What Connecticut Needs: A Statement by State Senator Toni Boucher

Listening to the residents of our district is important in my role as your state senator.

Families and seniors are struggling. Connecticut has been the only state with a negative GDP. Life here has become unaffordable with residents and businesses, which are taxed beyond tolerance, moving away in droves.

Unemployment in our cities is in the double digits. There are few jobs for young people and no job security for people lucky enough to be employed. While the national GDP growth rate for urban centers was 2.5 percent in 2012, after inflation, it was 0.4 percent in Fairfield County, and it shrank in our other counties by anywhere from 2.2 to 0.4 percent.

With diminishing disposable income, people cannot buy houses, goods, or services. What people expect from state leadership is clear. They want to be able to afford to live and work in Connecticut – to own or rent a home, raise a family, run a business, and retire here. They can’t afford the increased taxes on income, pensions, gas, business profits, real estate, inheritance, and gifts.

They want a job market that offers opportunity and security. They want their roads, bridges, and trains fixed before the state builds anything new. They want affordable higher education for their children. They want their high-performing schools and healthcare plans left alone, and they want to ensure that vulnerable populations, like seniors and the disabled, are well served.

Lowering taxes would make it attractive for people and businesses to come here, thereby preserving and expanding Connecticut’s tax base. Business creates value for everyone, because jobs are the best antidote to poverty. A pro-business climate is possible only if leaders believe that business is good, and that profit is good. Government should create a supportive climate for business, and then get out of the way.

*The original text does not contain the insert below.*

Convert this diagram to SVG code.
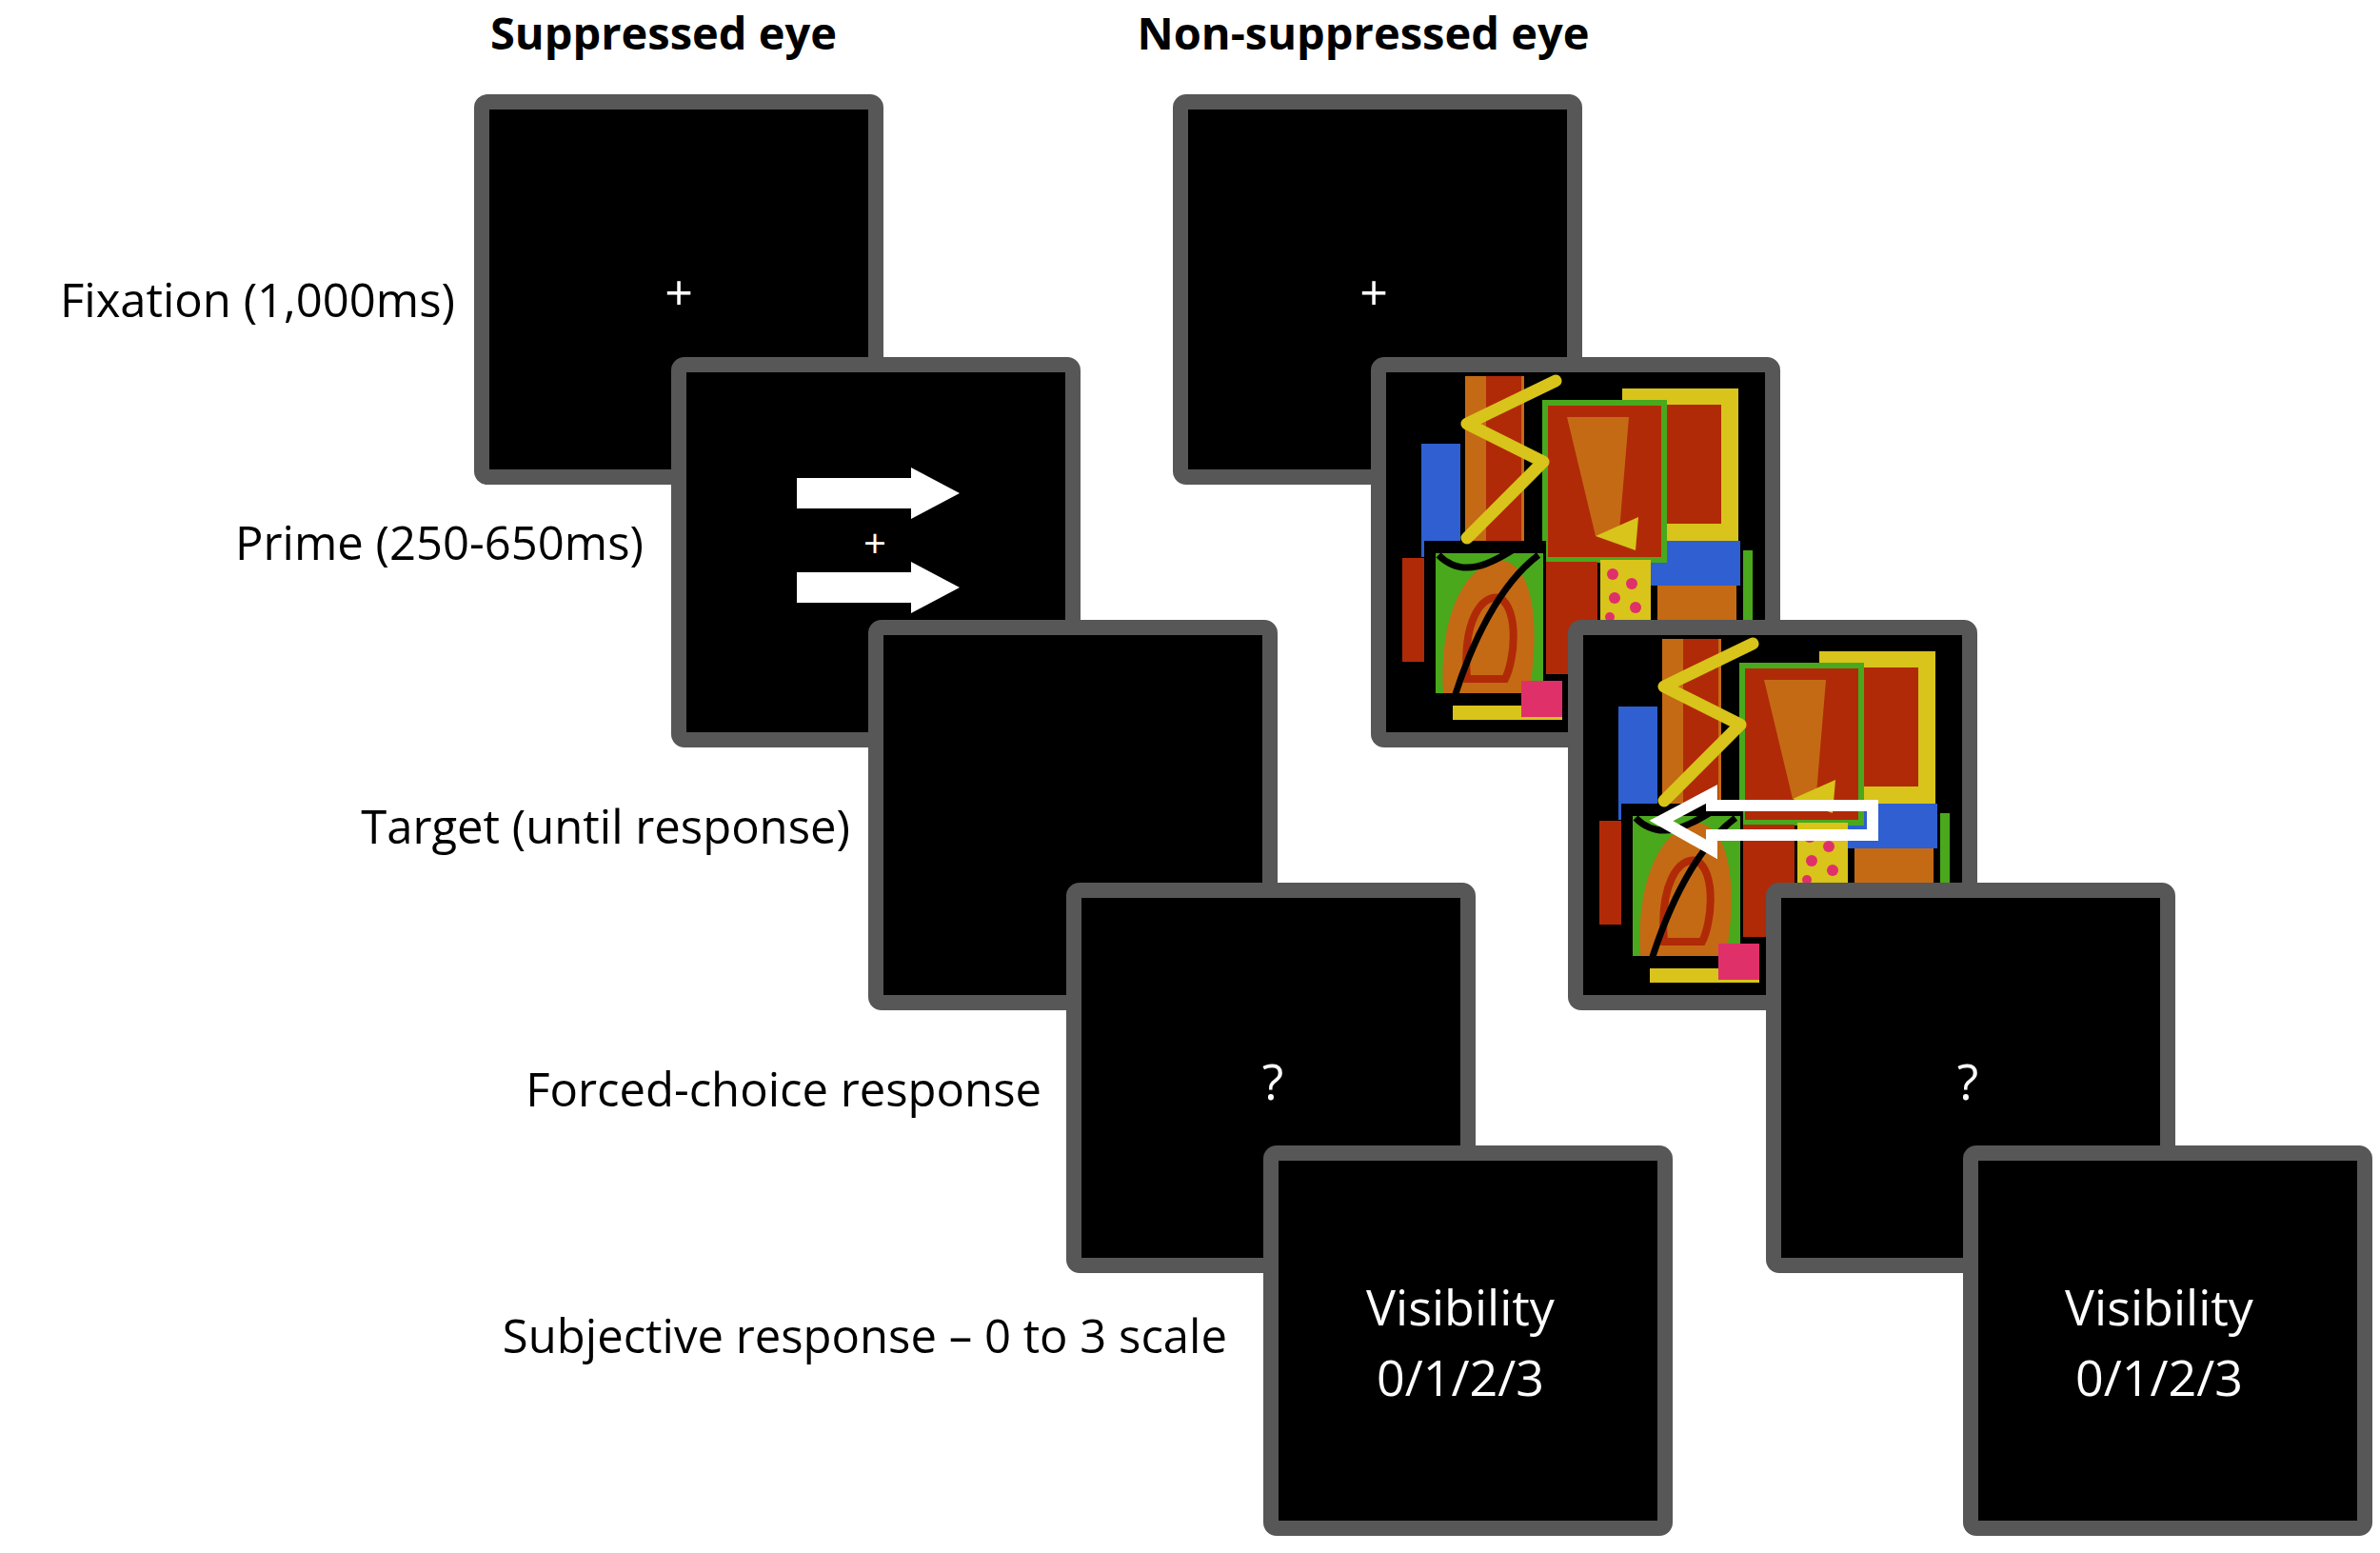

The first step in reducing taxes is reducing state government spending. Other states have done this successfully, getting costs under control and ensuring the solvency of retirement and healthcare plans. We must identify services that can be performed better and more cost efficiently by community-based nonprofits. We must restrict borrowing to essential capital improvements and infrastructure investments, and bring debt in line with guidelines for strong agency ratings. We must spend strategically on transportation and education.

The objective of our state’s leadership should be to make Connecticut once again the envy of the country for its low taxes, friendly business climate, excellent schools, and a superior quality of life, and to ensure that it’s a place where hard work and success are rewarded and people feel they have a future.